Shan-Lu Liu and Minghua Li, HIV Research at the Bond Life Sciences Center
Shan-Lu Liu, Bond LSC scientist and associate professor in the MU School of Medicine’s Department of Molecular Microbiology and Immunology. Courtesy Justin Kelley, University of Missouri Health System.

Shan-Lu Liu initially thought it was a mistake when a simple experiment kept failing.

But that serendipitous accident led the Bond Life Sciences Center researcher to discover how a protein prevents mature HIV from leaving a cell.

Proceedings of the National Academy of Sciences published this research online Aug. 18.

“It’s a striking phenomena caused by this particular protein,” Liu said. “The HIV is already assembled inside the cell, ready for release, but this protein surprisingly tethers this virus from being released.”

The TIM – T-cell/transmembrane immunoglobulin and mucin – family of proteins hasn’t received much attention from HIV researchers, but recent research shows the protein family plays a critical role in viral infections.  From Ebola and Dengue to Hepatitis A and HIV, these proteins aid in the entry of viruses into host cells.

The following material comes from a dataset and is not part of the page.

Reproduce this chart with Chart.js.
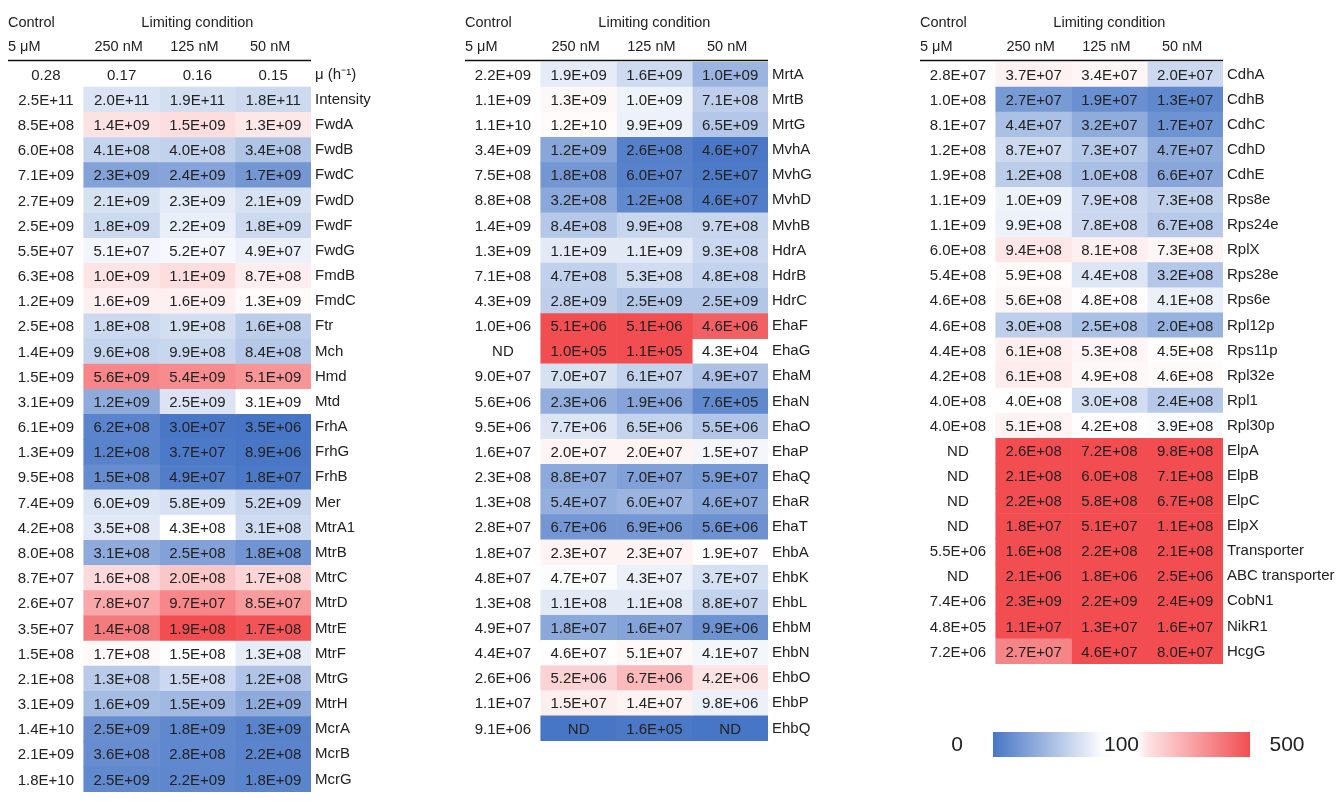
<!DOCTYPE html>
<html>
<head>
<meta charset="utf-8">
<script src="https://cdn.jsdelivr.net/npm/chart.js@4.4.1/dist/chart.umd.min.js"></script>
<style>
  html, body { margin: 0; padding: 0; background: #fff; overflow: hidden; width: 1337px; height: 801px; }
  canvas { position: absolute; }
</style>
</head>
<body>
<canvas id="panel1"></canvas>
<canvas id="panel2"></canvas>
<canvas id="panel3"></canvas>
<canvas id="scaleBar"></canvas>
<script>
// ---- Protein abundance (label-free intensity); null = not detected (ND) ----
const conditionGroups = ['Control', 'Limiting condition'];
const concentrations = ['5 μM', '250 nM', '125 nM', '50 nM'];
const growthRate = [0.28, 0.17, 0.16, 0.15];   // μ (h⁻¹)

const proteins1 = ['Intensity','FwdA','FwdB','FwdC','FwdD','FwdF','FwdG','FmdB','FmdC','Ftr','Mch','Hmd','Mtd',
  'FrhA','FrhG','FrhB','Mer','MtrA1','MtrB','MtrC','MtrD','MtrE','MtrF','MtrG','MtrH','McrA','McrB','McrG'];
const control1 = [2.5e11,8.5e8,6.0e8,7.1e9,2.7e9,2.5e9,5.5e7,6.3e8,1.2e9,2.5e8,1.4e9,1.5e9,3.1e9,
  6.1e9,1.3e9,9.5e8,7.4e9,4.2e8,8.0e8,8.7e7,2.6e7,3.5e7,1.5e8,2.1e8,3.1e9,1.4e10,2.1e9,1.8e10];
const nM250_1 = [2.0e11,1.4e9,4.1e8,2.3e9,2.1e9,1.8e9,5.1e7,1.0e9,1.6e9,1.8e8,9.6e8,5.6e9,1.2e9,
  6.2e8,1.2e8,1.5e8,6.0e9,3.5e8,3.1e8,1.6e8,7.8e7,1.4e8,1.7e8,1.3e8,1.6e9,2.5e9,3.6e8,2.5e9];
const nM125_1 = [1.9e11,1.5e9,4.0e8,2.4e9,2.3e9,2.2e9,5.2e7,1.1e9,1.6e9,1.9e8,9.9e8,5.4e9,2.5e9,
  3.0e7,3.7e7,4.9e7,5.8e9,4.3e8,2.5e8,2.0e8,9.7e7,1.9e8,1.5e8,1.5e8,1.5e9,1.8e9,2.8e8,2.2e9];
const nM50_1 = [1.8e11,1.3e9,3.4e8,1.7e9,2.1e9,1.8e9,4.9e7,8.7e8,1.3e9,1.6e8,8.4e8,5.1e9,3.1e9,
  3.5e6,8.9e6,1.8e7,5.2e9,3.1e8,1.8e8,1.7e8,8.5e7,1.7e8,1.3e8,1.2e8,1.2e9,1.3e9,2.2e8,1.8e9];

const proteins2 = ['MrtA','MrtB','MrtG','MvhA','MvhG','MvhD','MvhB','HdrA','HdrB','HdrC','EhaF','EhaG','EhaM',
  'EhaN','EhaO','EhaP','EhaQ','EhaR','EhaT','EhbA','EhbK','EhbL','EhbM','EhbN','EhbO','EhbP','EhbQ'];
const control2 = [2.2e9,1.1e9,1.1e10,3.4e9,7.5e8,8.8e8,1.4e9,1.3e9,7.1e8,4.3e9,1.0e6,null,9.0e7,
  5.6e6,9.5e6,1.6e7,2.3e8,1.3e8,2.8e7,1.8e7,4.8e7,1.3e8,4.9e7,4.4e7,2.6e6,1.1e7,9.1e6];
const nM250_2 = [1.9e9,1.3e9,1.2e10,1.2e9,1.8e8,3.2e8,8.4e8,1.1e9,4.7e8,2.8e9,5.1e6,1.0e5,7.0e7,
  2.3e6,7.7e6,2.0e7,8.8e7,5.4e7,6.7e6,2.3e7,4.7e7,1.1e8,1.8e7,4.6e7,5.2e6,1.5e7,null];
const nM125_2 = [1.6e9,1.0e9,9.9e9,2.6e8,6.0e7,1.2e8,9.9e8,1.1e9,5.3e8,2.5e9,5.1e6,1.1e5,6.1e7,
  1.9e6,6.5e6,2.0e7,7.0e7,6.0e7,6.9e6,2.3e7,4.3e7,1.1e8,1.6e7,5.1e7,6.7e6,1.4e7,1.6e5];
const nM50_2 = [1.0e9,7.1e8,6.5e9,4.6e7,2.5e7,4.6e7,9.7e8,9.3e8,4.8e8,2.5e9,4.6e6,4.3e4,4.9e7,
  7.6e5,5.5e6,1.5e7,5.9e7,4.6e7,5.6e6,1.9e7,3.7e7,8.8e7,9.9e6,4.1e7,4.2e6,9.8e6,null];

const proteins3 = ['CdhA','CdhB','CdhC','CdhD','CdhE','Rps8e','Rps24e','RplX','Rps28e','Rps6e','Rpl12p','Rps11p',
  'Rpl32e','Rpl1','Rpl30p','ElpA','ElpB','ElpC','ElpX','Transporter','ABC transporter','CobN1','NikR1','HcgG'];
const control3 = [2.8e7,1.0e8,8.1e7,1.2e8,1.9e8,1.1e9,1.1e9,6.0e8,5.4e8,4.6e8,4.6e8,4.4e8,
  4.2e8,4.0e8,4.0e8,null,null,null,null,5.5e6,null,7.4e6,4.8e5,7.2e6];
const nM250_3 = [3.7e7,2.7e7,4.4e7,8.7e7,1.2e8,1.0e9,9.9e8,9.4e8,5.9e8,5.6e8,3.0e8,6.1e8,
  6.1e8,4.0e8,5.1e8,2.6e8,2.1e8,2.2e8,1.8e7,1.6e8,2.1e6,2.3e9,1.1e7,2.7e7];
const nM125_3 = [3.4e7,1.9e7,3.2e7,7.3e7,1.0e8,7.9e8,7.8e8,8.1e8,4.4e8,4.8e8,2.5e8,5.3e8,
  4.9e8,3.0e8,4.2e8,7.2e8,6.0e8,5.8e8,5.1e7,2.2e8,1.8e6,2.2e9,1.3e7,4.6e7];
const nM50_3 = [2.0e7,1.3e7,1.7e7,4.7e7,6.6e7,7.3e8,6.7e8,7.3e8,3.2e8,4.1e8,2.0e8,4.5e8,
  4.6e8,2.4e8,3.9e8,9.8e8,7.1e8,6.7e8,1.1e8,2.1e8,2.5e6,2.4e9,1.6e7,8.0e7];

// cells reported but left unshaded (below quantification)
const unshadedCells = [['EhaG', 3]];

// colour key: percent of control
const keyStops = [0, 100, 500];

// ---- drawing ----
Chart.defaults.font.family = '"Liberation Sans", Arial, Helvetica, sans-serif';
Chart.defaults.color = '#222';

const BLUE = [72, 118, 198], RED = [242, 78, 82], WHITE = [255, 255, 255];
const ROW_H = 25.6, TOP = 62;

function mix(a, b, t) {
  return 'rgb(' + a.map((x, i) => Math.round(x + (b[i] - x) * t)).join(',') + ')';
}
function shade(ctrl, v) {
  if (v === null) return mix(WHITE, BLUE, 1);
  if (ctrl === null) return mix(WHITE, RED, 1);
  const pct = v / ctrl * 100;
  if (pct <= keyStops[1]) return mix(WHITE, BLUE, 1 - pct / keyStops[1]);
  return mix(WHITE, RED, Math.min(1, (pct - keyStops[1]) / (keyStops[2] - keyStops[1])));
}
function sci(v) {
  if (v === null) return 'ND';
  const [m, e] = v.toExponential(1).split('e');
  const n = parseInt(e, 10);
  return m + 'E' + (n < 0 ? '-' : '+') + String(Math.abs(n)).padStart(2, '0');
}

const cellText = {
  id: 'cellText',
  afterDatasetsDraw(chart) {
    const { ctx, chartArea: a, scales: { x } } = chart;
    ctx.save();
    ctx.fillStyle = '#222';
    ctx.textBaseline = 'middle';
    ctx.textAlign = 'center';
    ctx.font = '15px "Liberation Sans", Arial, sans-serif';
    chart.data.datasets.forEach((ds, di) => {
      chart.getDatasetMeta(di).data.forEach((bar, ri) => {
        ctx.fillText(ds.texts[ri], (bar.x + bar.base) / 2, bar.y + 1);
      });
    });
    // column headers and rule
    ctx.font = '14.5px "Liberation Sans", Arial, sans-serif';
    ctx.textAlign = 'left';
    ctx.fillText(conditionGroups[0], a.left, 23);
    ctx.fillText(concentrations[0], a.left, 47);
    ctx.textAlign = 'center';
    ctx.fillText(conditionGroups[1], x.getPixelForValue(2.5), 23);
    for (let c = 1; c < 4; c++) ctx.fillText(concentrations[c], x.getPixelForValue(c + 0.5) - 3, 47);
    ctx.strokeStyle = '#111';
    ctx.lineWidth = 1.6;
    ctx.beginPath();
    ctx.moveTo(a.left, a.top - 1.5);
    ctx.lineTo(a.right, a.top - 1.5);
    ctx.stroke();
    ctx.restore();
  }
};

function buildPanel(id, left, names, cols, opts = {}) {
  const canvas = document.getElementById(id);
  const n = names.length;
  canvas.width = 303 + 125;
  canvas.height = Math.ceil(TOP + n * ROW_H);
  canvas.style.left = left + 'px';
  canvas.style.top = '0px';
  const ctrl = cols[0];
  const plain = opts.plainRows || [];
  const datasets = cols.map((col, ci) => ({
    data: names.map(() => [ci, ci + 1]),
    texts: col.map((v, ri) => plain.includes(ri) ? v.toFixed(2) : sci(v)),
    backgroundColor: col.map((v, ri) => {
      if (ci === 0 || plain.includes(ri)) return 'rgba(0,0,0,0)';
      if (unshadedCells.some(([p, c]) => p === names[ri] && c === ci)) return 'rgba(0,0,0,0)';
      return shade(ctrl[ri], v);
    }),
    borderWidth: 0,
    grouped: false,
    barPercentage: 1,
    categoryPercentage: 1
  }));
  return new Chart(canvas, {
    type: 'bar',
    data: { labels: names, datasets },
    options: {
      indexAxis: 'y',
      responsive: false,
      animation: false,
      events: [],
      layout: { padding: { top: TOP, left: 0, right: 0, bottom: 0 } },
      plugins: { legend: { display: false }, tooltip: { enabled: false } },
      scales: {
        x: { type: 'linear', min: 0, max: 4, display: false },
        y: {
          type: 'category',
          position: 'right',
          grid: { display: false, drawTicks: false },
          border: { display: false },
          ticks: { autoSkip: false, padding: 4, color: '#222', font: { size: 15 } },
          afterFit(scale) { scale.width = 125; }
        }
      }
    },
    plugins: [cellText]
  });
}

const p1Names = ['μ (h⁻¹)', ...proteins1];
const p1Cols = [
  [growthRate[0], ...control1], [growthRate[1], ...nM250_1],
  [growthRate[2], ...nM125_1], [growthRate[3], ...nM50_1]
];
buildPanel('panel1', 8, p1Names, p1Cols, { plainRows: [0] });
buildPanel('panel2', 465, proteins2, [control2, nM250_2, nM125_2, nM50_2]);
buildPanel('panel3', 920, proteins3, [control3, nM250_3, nM125_3, nM50_3]);

// ---- colour key ----
(function () {
  const canvas = document.getElementById('scaleBar');
  canvas.width = 400; canvas.height = 60;
  canvas.style.left = '940px'; canvas.style.top = '714px';
  const grad = (ctx) => {
    const a = ctx.chart.chartArea;
    if (!a) return 'rgba(0,0,0,0)';
    const g = ctx.chart.ctx.createLinearGradient(a.left, 0, a.right, 0);
    g.addColorStop(0, mix(WHITE, BLUE, 1));
    g.addColorStop(0.42, mix(WHITE, BLUE, 0.03));
    g.addColorStop(0.5, 'rgb(255,255,255)');
    g.addColorStop(0.56, 'rgb(255,255,255)');
    g.addColorStop(0.6, mix(WHITE, RED, 0.15));
    g.addColorStop(1, mix(WHITE, RED, 1));
    return g;
  };
  const keyLabels = {
    id: 'keyLabels',
    afterDatasetsDraw(chart) {
      const { ctx, chartArea: a, scales: { x } } = chart;
      const yMid = (a.top + a.bottom) / 2 + 1;
      ctx.save();
      ctx.font = '21px "Liberation Sans", Arial, sans-serif';
      ctx.fillStyle = '#222';
      ctx.textBaseline = 'middle';
      ctx.textAlign = 'center';
      ctx.fillText(String(keyStops[0]), x.getPixelForValue(0) - 36, yMid);
      ctx.fillText(String(keyStops[1]), x.getPixelForValue(1), yMid);
      ctx.fillText(String(keyStops[2]), x.getPixelForValue(2) + 37, yMid);
      ctx.restore();
    }
  };
  new Chart(canvas, {
    type: 'bar',
    data: {
      labels: [''],
      datasets: [
        { data: [[0, 1]], backgroundColor: grad, borderWidth: 0, grouped: false, barPercentage: 1, categoryPercentage: 1 },
        { data: [[1, 2]], backgroundColor: grad, borderWidth: 0, grouped: false, barPercentage: 1, categoryPercentage: 1 }
      ]
    },
    options: {
      indexAxis: 'y',
      responsive: false,
      animation: false,
      events: [],
      layout: { padding: { left: 53, right: 90, top: 18, bottom: 17 } },
      plugins: { legend: { display: false }, tooltip: { enabled: false } },
      scales: {
        x: { type: 'linear', min: 0, max: 2, display: false },
        y: { display: false }
      }
    },
    plugins: [keyLabels]
  });
})();
</script>
</body>
</html>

But its ability to stop the virus from leaving cells remained unknown until now. Liu’s lab stumbled onto this finding in November 2011 when trying to create stable cells for a different experiment. After two months of troubleshooting the HIV lentiviral vector – where genes responsible for creating TIM-1 proteins were inserted into a cell to create a stable cell line that expresses the protein – Liu was confident the vector’s failure was not only interesting but also important.

Shan-Lu Liu and Minghua Li, HIV Research at the Bond Life Sciences Center
Minghua Li, coauthor of the study and an MU Area of Pathobiology graduate student. Courtesy Justin Kelley, University of Missouri Health System.

The lab spent the next two years trying to figure out what was happening. Minghua Li, an MU Area of Pathobiology graduate student, carried out experiments that confirmed the protein’s power to inhibit HIV-1 release from cells, reducing normal viral infection. His experiments showed TIM proteins prevent normal deployment of HIV, created by an infected cell, into the body to propagate.

TIM proteins stand erect like topiary on the outside and inside surfaces of T-cells, epithelial cells and other cells. When a virus initially approaches a cell, the top of each TIM protein binds with fats – called phosphatidylserine (PS) – covering the virus surface. This allows a virus, such as Ebola virus and Dengue virus, to enter the cell, infect and replicate, building up a population inside.

But as the virus creates new copies of itself, the host cell’s machinery also incorporates TIM proteins into new viruses. That causes problems for HIV as it tries to leave the cell. Now these proteins cause the viruses to bind to each other, clumping together and attaching to the cell surface.

“We see this striking phenotype where the virus just accumulates on the cell surface,” said Liu, who is also an associate professor in the MU School of Medicine’s Department of Molecular Microbiology and Immunology. “We consider this an intrinsic property of cellular response to viral infection that holds the virus from release.”

This model shows the interaction between TIMs and PS among the round HIV virions, as well as that between viral producer cells. This collectively leads to accumulation of HIV virions on the plasma membrane on the outside of the cell. Courtesy Mingua Li.
This model shows the interaction between TIMs and PS among the round HIV virions, as well as that between viral producer cells. This collectively leads to accumulation of HIV virions on the plasma membrane on the outside of the cell. Courtesy Minghua Li.

Further research is needed to determine overall benefit or detriment of this curious characteristic, but this discovery provides insight into the cell-virus interaction.

“This study shows that TIM proteins keep viral particles from being released by the infected cell and instead keep them tethered to the cell surface,” said Gordon Freeman, Ph.D., an associate professor of medicine with Harvard Medical School’s Dana-Farber Cancer Institute, who was not affiliated with the study. “This is true for several important enveloped viruses including HIV and Ebola. We may be able to use this insight to slow the production of these viruses.”

The National Institutes of Health and the University of Missouri partially supported this research. Additional collaborators include Eric Freed, PhD, senior investigator with the National Cancer Institute (NCI) HIV Drug Resistance Program; Sherimay Ablan, biologist with the NCI HIV Drug Resistance Program; Marc Johnson, PhD, Bond LSC researcher and associate professor in the MU Department of Molecular Microbiology and Immunology; Chunhui Miao and Matthew Fuller, graduate students in the MU Department of Molecular Microbiology and Immunology; Yi-Min Zheng, MD, MS, senior research specialist with the Christopher S. Bond Life Sciences Center at MU; Paul Rennert, PhD, founder and principal of SugarCone Biotech LLC in Holliston, Massachusetts; and Wendy Maury, PhD, professor of microbiology at the University of Iowa.